• **Prompt**: Your task is to output the data exactly as it stands.

• **Source data**:
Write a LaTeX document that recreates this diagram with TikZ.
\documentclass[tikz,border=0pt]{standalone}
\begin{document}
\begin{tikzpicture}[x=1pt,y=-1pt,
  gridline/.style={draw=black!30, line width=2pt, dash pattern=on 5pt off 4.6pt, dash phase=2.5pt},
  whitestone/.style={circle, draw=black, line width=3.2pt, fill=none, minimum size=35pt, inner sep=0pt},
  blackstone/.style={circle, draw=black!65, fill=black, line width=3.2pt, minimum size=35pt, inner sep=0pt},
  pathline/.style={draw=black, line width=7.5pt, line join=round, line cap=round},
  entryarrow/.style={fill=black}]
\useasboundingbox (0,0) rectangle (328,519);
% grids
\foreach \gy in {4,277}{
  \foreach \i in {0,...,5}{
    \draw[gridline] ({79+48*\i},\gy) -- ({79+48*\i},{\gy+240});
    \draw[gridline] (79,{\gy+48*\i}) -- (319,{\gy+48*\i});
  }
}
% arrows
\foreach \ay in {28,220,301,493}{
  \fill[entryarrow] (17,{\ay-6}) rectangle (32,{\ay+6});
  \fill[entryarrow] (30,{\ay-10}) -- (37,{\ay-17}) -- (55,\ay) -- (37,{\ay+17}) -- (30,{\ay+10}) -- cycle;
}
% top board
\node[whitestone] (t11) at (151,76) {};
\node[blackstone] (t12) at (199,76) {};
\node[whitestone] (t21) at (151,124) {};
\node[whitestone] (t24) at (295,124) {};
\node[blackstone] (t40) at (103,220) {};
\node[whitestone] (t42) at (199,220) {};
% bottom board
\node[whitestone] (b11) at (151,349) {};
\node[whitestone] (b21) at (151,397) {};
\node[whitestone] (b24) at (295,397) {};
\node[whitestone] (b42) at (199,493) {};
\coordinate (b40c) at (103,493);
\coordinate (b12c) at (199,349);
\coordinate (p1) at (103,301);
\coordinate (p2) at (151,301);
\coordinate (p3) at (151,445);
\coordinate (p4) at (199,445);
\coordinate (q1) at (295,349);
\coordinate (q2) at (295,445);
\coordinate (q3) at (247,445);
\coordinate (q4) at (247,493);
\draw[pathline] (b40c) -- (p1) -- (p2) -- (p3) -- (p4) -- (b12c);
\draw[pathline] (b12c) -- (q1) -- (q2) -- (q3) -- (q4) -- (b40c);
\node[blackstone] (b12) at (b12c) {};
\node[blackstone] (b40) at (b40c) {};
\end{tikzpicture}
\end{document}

• **Task result**:
Write a LaTeX document that recreates this diagram with TikZ.
\documentclass[tikz,border=0pt]{standalone}
\begin{document}
\begin{tikzpicture}[x=1pt,y=-1pt,
  gridline/.style={draw=black!30, line width=2pt, dash pattern=on 5pt off 4.6pt, dash phase=2.5pt},
  whitestone/.style={circle, draw=black, line width=3.2pt, fill=none, minimum size=35pt, inner sep=0pt},
  blackstone/.style={circle, draw=black!65, fill=black, line width=3.2pt, minimum size=35pt, inner sep=0pt},
  pathline/.style={draw=black, line width=7.5pt, line join=round, line cap=round},
  entryarrow/.style={fill=black}]
\useasboundingbox (0,0) rectangle (328,519);
% grids
\foreach \gy in {4,277}{
  \foreach \i in {0,...,5}{
    \draw[gridline] ({79+48*\i},\gy) -- ({79+48*\i},{\gy+240});
    \draw[gridline] (79,{\gy+48*\i}) -- (319,{\gy+48*\i});
  }
}
% arrows
\foreach \ay in {28,220,301,493}{
  \fill[entryarrow] (17,{\ay-6}) rectangle (32,{\ay+6});
  \fill[entryarrow] (30,{\ay-10}) -- (37,{\ay-17}) -- (55,\ay) -- (37,{\ay+17}) -- (30,{\ay+10}) -- cycle;
}
% top board
\node[whitestone] (t11) at (151,76) {};
\node[blackstone] (t12) at (199,76) {};
\node[whitestone] (t21) at (151,124) {};
\node[whitestone] (t24) at (295,124) {};
\node[blackstone] (t40) at (103,220) {};
\node[whitestone] (t42) at (199,220) {};
% bottom board
\node[whitestone] (b11) at (151,349) {};
\node[whitestone] (b21) at (151,397) {};
\node[whitestone] (b24) at (295,397) {};
\node[whitestone] (b42) at (199,493) {};
\coordinate (b40c) at (103,493);
\coordinate (b12c) at (199,349);
\coordinate (p1) at (103,301);
\coordinate (p2) at (151,301);
\coordinate (p3) at (151,445);
\coordinate (p4) at (199,445);
\coordinate (q1) at (295,349);
\coordinate (q2) at (295,445);
\coordinate (q3) at (247,445);
\coordinate (q4) at (247,493);
\draw[pathline] (b40c) -- (p1) -- (p2) -- (p3) -- (p4) -- (b12c);
\draw[pathline] (b12c) -- (q1) -- (q2) -- (q3) -- (q4) -- (b40c);
\node[blackstone] (b12) at (b12c) {};
\node[blackstone] (b40) at (b40c) {};
\end{tikzpicture}
\end{document}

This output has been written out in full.